After graduating college, Harmison had a season in Belgium before moving to Australia in 1982 to play for the Nunawading Spectres of the National Basketball League (NBL). He played two seasons for the Spectres and then played two seasons for the Coburg Giants and West Sydney Westars before joining the Illawarra Hawks for the 1988 season. He joined the Hawks as a naturalised Australian. He played nine seasons for the Hawks and served as team captain from 1989 to 1996. He retired at age 38 following the 1996 season. He finished his NBL career with 15 seasons and 386 games. He held the all-time games played record for the Hawks at 234, before being passed by Melvin Thomas in the mid 2000s.

Harmison's No. 4 jersey was retired by the Illawarra Hawks in 2008, and he was named a Hawks life member.

==Front office career==
After retiring from playing, the Illawarra Hawks moved Harmison into the front office and appointed him the general manager of the team, a position he held for seven years. During his tenure, the club was renamed the Wollongong Hawks and the team won the NBL championship in 2001.

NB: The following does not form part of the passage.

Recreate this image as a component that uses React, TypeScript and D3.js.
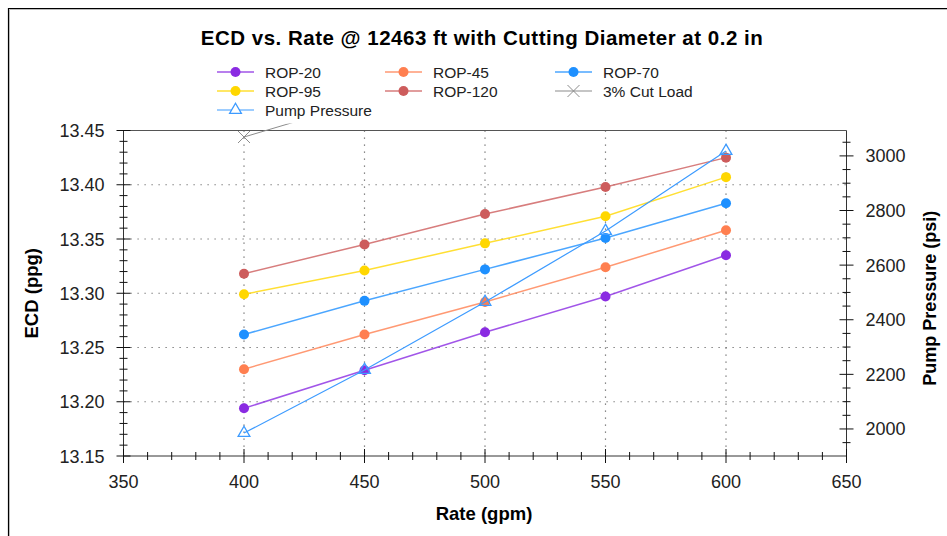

On 1 October 2004, Harmison was appointed the general manager of the NBL. He was still in the position of NBL general manager as of 2011 and by 2013 he had transitioned into Basketball Australia's professional leagues operations manager, overseeing both the NBL and WNBL.

==Personal life==
As of 2011, Harmison was still living in Wollongong. As of 2022, Harmison's son, Mitch Harmison, was an MMA fighter.